Given an arbitrary starting position, an arbitrary target point, and an arbitrary launch angle, how can I calculate the initial velocity of a ballistic projectile (assuming no air resistance) such that its parabolic trajectory intercepts the target point?

I know there are a number of similar questions on this site, but none of them appear to have this particular set of requirements:

Calculating initial velocities given trajectory parabola requires a known/fixed apex height.

Calculating velocity needed to hit target in parabolic arc and Throw object towards predefined place? assume a known/fixed travel time.

I want to have a fixed launch angle, initial position, and final position, and from those determine the initial velocity.
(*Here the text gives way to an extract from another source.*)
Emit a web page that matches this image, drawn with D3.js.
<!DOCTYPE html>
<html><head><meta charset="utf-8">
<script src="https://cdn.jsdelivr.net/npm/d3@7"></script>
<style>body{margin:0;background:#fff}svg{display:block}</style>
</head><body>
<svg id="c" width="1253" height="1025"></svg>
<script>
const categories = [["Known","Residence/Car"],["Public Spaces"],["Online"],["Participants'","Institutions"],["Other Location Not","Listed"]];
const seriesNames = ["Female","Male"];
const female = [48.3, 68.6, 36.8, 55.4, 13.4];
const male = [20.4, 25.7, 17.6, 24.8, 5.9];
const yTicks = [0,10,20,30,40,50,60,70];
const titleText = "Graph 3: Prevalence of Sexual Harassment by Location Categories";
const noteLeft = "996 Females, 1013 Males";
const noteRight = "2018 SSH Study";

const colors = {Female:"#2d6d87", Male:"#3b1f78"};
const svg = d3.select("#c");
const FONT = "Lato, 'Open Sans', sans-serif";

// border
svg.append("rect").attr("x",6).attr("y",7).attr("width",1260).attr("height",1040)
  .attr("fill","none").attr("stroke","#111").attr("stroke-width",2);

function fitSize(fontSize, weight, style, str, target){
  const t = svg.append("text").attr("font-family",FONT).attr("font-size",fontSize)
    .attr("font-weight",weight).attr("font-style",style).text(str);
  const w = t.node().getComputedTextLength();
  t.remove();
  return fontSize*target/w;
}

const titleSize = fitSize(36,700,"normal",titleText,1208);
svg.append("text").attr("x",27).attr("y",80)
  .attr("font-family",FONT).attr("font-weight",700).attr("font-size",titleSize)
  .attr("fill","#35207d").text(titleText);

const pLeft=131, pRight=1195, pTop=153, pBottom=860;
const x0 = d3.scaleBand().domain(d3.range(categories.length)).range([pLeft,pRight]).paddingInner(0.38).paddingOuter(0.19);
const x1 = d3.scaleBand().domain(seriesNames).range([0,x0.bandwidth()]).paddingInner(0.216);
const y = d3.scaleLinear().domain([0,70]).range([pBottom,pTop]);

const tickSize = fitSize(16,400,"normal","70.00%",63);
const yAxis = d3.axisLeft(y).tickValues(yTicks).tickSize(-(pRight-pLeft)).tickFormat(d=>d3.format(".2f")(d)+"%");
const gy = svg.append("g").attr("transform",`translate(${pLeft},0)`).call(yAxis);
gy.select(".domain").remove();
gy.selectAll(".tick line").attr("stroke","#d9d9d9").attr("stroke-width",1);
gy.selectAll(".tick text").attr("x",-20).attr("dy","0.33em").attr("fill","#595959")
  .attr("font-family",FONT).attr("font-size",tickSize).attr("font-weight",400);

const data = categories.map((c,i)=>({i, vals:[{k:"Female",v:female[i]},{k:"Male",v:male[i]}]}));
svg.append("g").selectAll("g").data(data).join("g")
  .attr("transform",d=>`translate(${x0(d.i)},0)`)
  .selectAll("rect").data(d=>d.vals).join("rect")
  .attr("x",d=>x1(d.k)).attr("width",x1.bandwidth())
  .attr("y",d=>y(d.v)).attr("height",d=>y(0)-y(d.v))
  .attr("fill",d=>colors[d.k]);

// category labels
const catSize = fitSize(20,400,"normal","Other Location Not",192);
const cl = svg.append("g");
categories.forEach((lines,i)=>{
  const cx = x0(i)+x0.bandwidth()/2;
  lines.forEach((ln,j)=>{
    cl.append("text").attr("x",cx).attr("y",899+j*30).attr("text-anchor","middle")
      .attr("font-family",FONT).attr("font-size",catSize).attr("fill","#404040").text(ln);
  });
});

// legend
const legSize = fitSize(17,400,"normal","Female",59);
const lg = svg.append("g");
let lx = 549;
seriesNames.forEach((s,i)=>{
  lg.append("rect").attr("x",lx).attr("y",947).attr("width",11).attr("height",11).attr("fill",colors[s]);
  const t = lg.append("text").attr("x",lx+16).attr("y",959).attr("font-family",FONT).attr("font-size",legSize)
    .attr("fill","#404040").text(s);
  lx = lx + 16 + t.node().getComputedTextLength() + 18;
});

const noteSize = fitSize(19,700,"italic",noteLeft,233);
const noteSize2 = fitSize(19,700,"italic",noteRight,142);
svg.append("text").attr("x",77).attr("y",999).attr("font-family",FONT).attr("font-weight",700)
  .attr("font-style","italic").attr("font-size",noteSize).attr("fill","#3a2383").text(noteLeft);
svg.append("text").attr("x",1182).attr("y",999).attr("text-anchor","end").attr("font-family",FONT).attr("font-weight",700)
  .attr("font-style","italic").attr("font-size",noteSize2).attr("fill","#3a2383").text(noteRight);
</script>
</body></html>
The Wikipedia article Trajectory of a projectile comes close, but I have no idea how to solve that for velocity.

Reference

Reference Image

In computer coordinates, the Y axis is inverted from Cartesian coordinates. The accepted formula operates independently of this, but it's unintuitive to deal with. This means that gravity will be a positive number, while being above the projectile will result in a negative displacement.
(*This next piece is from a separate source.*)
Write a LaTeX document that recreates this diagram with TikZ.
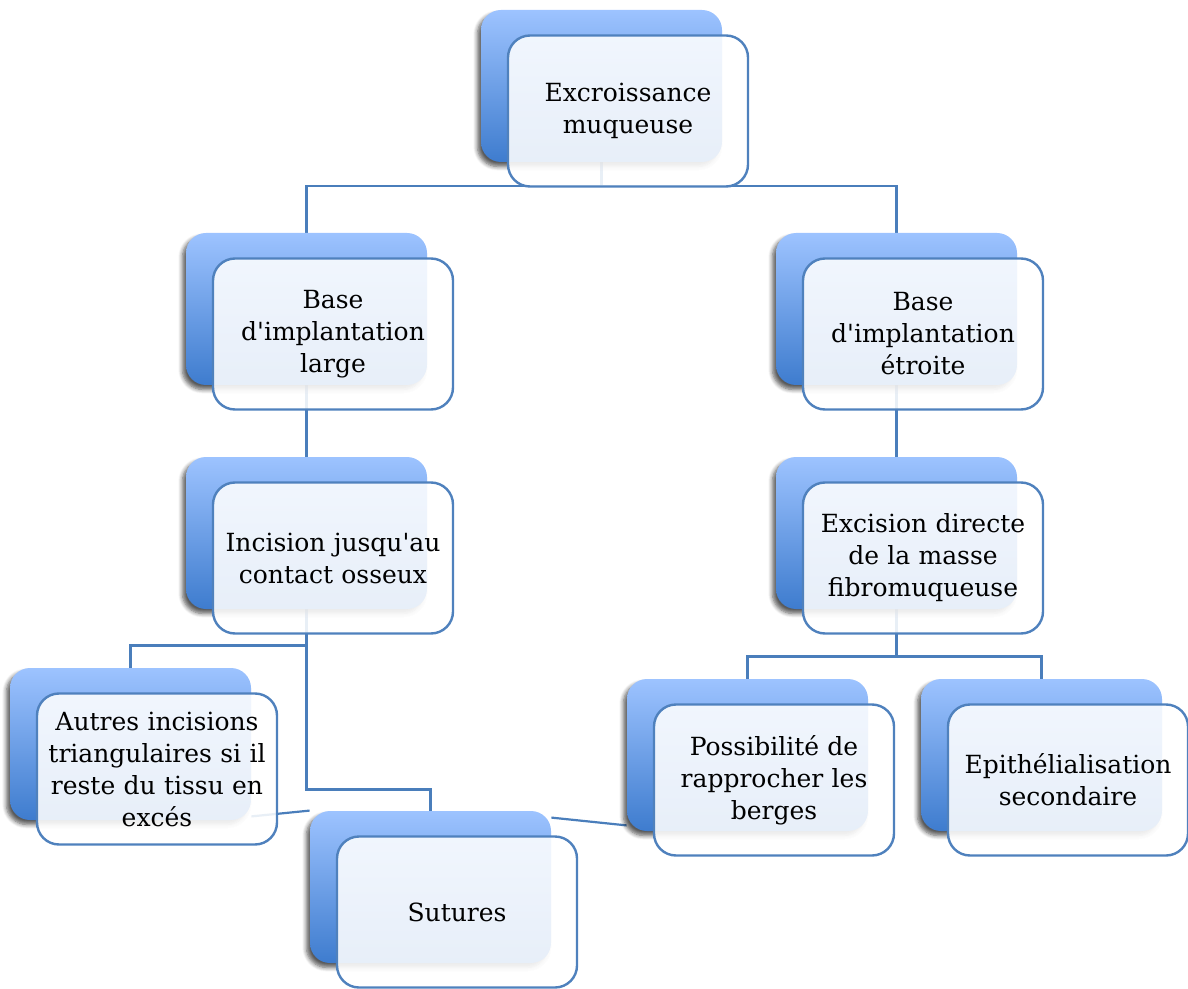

This also means that the fixed angle you choose will be the negative of what the habitual version would suggest.

As a final note, I adjusted for the absolute value of Vx by performing this manipulation before calculating Vy:

if sign(x_velocity) != sign(delta_vector.x):
    x_velocity = -1 * x_velocity
var y_velocity = x_velocity * tan(angle)

Full pseudocode reference:

static func get_velocity_of_arc_intercept(initial_position, target_position, angle):
    var delta_vector = target_position - initial_position
    var x_velocity = sqrt((gravity * delta_vector.x * delta_vector.x) / (2 * (delta_vector.y - (tan(angle) * delta_vector.x))))
    # Adjust for lost sign.
    if sign(x_velocity) != sign(delta_vector.x):
        x_velocity = -1 * x_velocity
    var y_velocity = x_velocity * tan(angle)
    return Vector2(x_velocity, y_velocity)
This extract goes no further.